As for the opposition, they earned their defeat with a shrill campaign of negativity and paranoia, where the line of demarcation between criticising Modi and wrecking the nation often blurred. The fountainhead of the suicidal ideology, the communist parties, has thankfully been relegated to irrelevance in electoral politics. With no seat in West Bengal and a handful in Kerala, the Communist Party of India (Marxist) and its allies have been dealt the hardest blow. A trickier challenge confronts the nation albeit in the university campuses that tend to, from Delhi’s Jawaharlal Nehru University to Hyderabad Central University to Indian Institute of Technology – Madras, punch above their weights. The thinking section of the right-wing that uses BR Ambedkar as a stick to beat MK Gandhi needs to revise its strategy too as, when the groups that bear the names of Marx, Lenin and Mao subside, the Amebedkarite-Periyarite clique will rear its head with no less vitriol. This cannot be, however, a job of Modi. What the political head can work on is depoliticisation of the centres of education, implementing religiously the recommendations of the James M Lyngdoh Committee.
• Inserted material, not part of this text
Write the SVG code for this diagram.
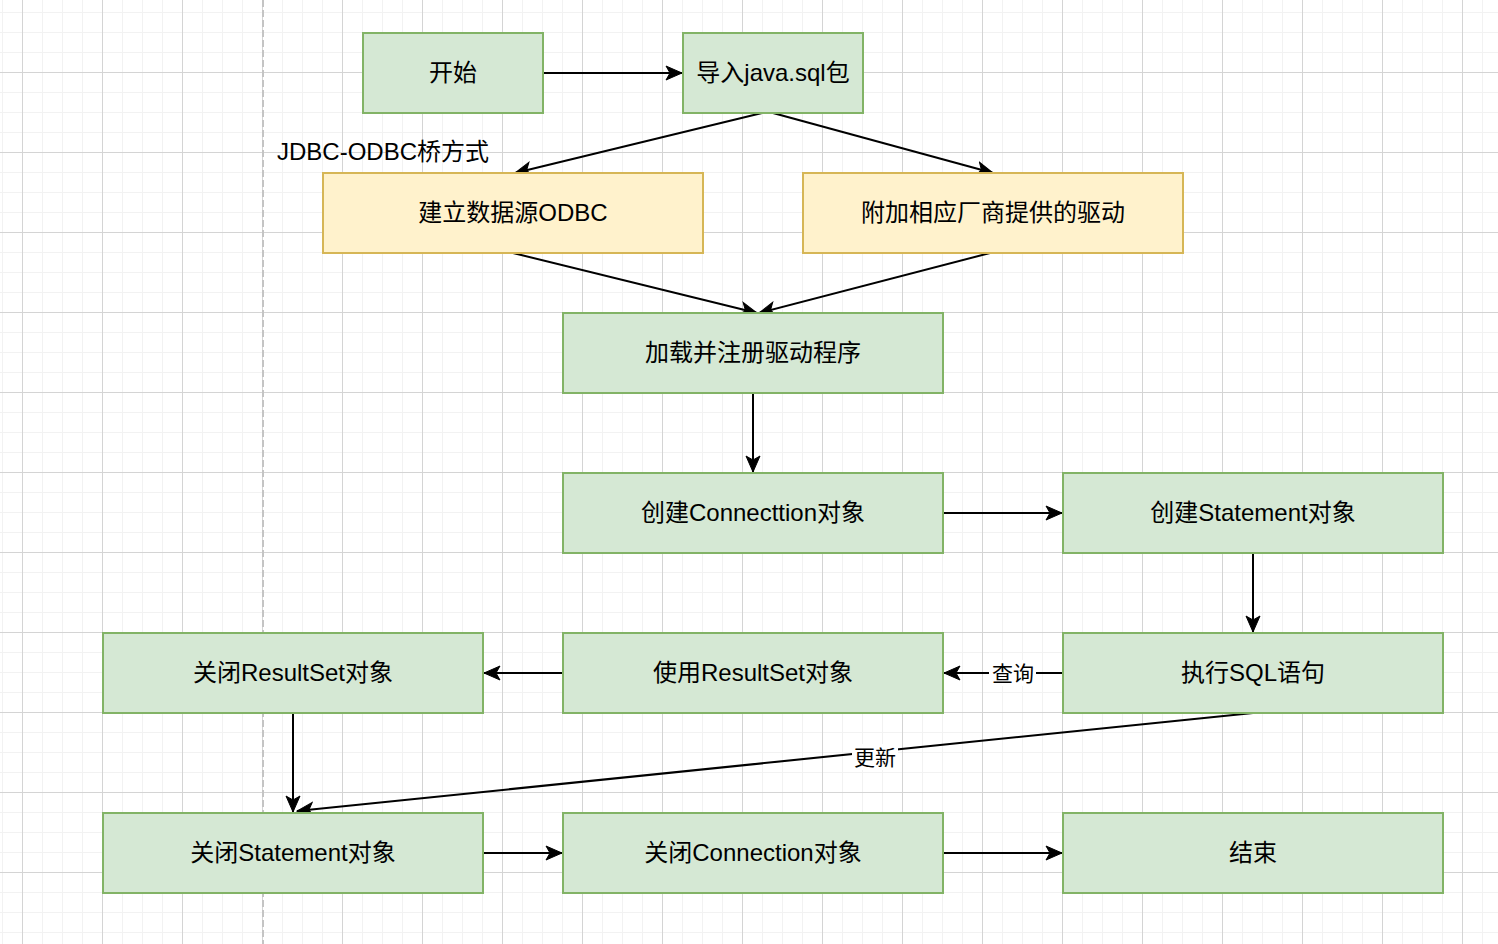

The only smart thing the Congress did in this election was tie up with the Dravida Munnetra Kazhagam. Thanks to the listless progress or regression of the AIADMK after the death of J Jayalalithaa, a rebellion by Dhinakaran and Sasikala, no show by Rajinikanth and confused politics by Kamal Haasan, the DMK has staged a comeback. With MK Stalin as an ally, the Congress got a face-saver from Tamil Nadu. In Kerala, the local unit stood in support of Lord Ayyappa’s devotees with no help from the New Delhi-based leadership. Congress’s betterment of score from the 44 of 2014 to 52 of 2019 is thus explained. Otherwise, party president Rahul Gandhi had done everything to pull the Congress further down, not the least of which was lying blatantly on India’s Rafale deal with France — which was, anyway, never an issue in rural India — and a charge that did not stick because of Modi’s welfare schemes: that the prime minister was a crony-capitalist who favoured Anil Ambani, the companies of whom the whole world is seeing collapsing.

Finally, there was the mahagathbandhan that wasn’t. The closest the opposition leaders had come to forging a grand pre-poll alliance was on 19 January when West Bengal chief minister had organised a mammoth “United India” rally at the huge Brigade Parade Ground of Kolkata. They forgot that, much as each of these leaders was popular in his or her State, each one of them was also a scary prospect to the rest of India. The proposition that either a pro-Muslim Mamata Banerjee or a self-serving Mayawati could be the next prime minister of the country pushed more voters to the Modi fold. The road ahead for the opposition in India, out of which only the communists have no hope for rejuvenation, is to hit upon an idea that would be a viable alternative to Modi’s patriotism-capitalism-socialism mix. Notably, Modi gains strength from vicious attacks on his person. The opposition indeed never occupied a more unenviable position where they need to defeat an enemy whom they cannot attack!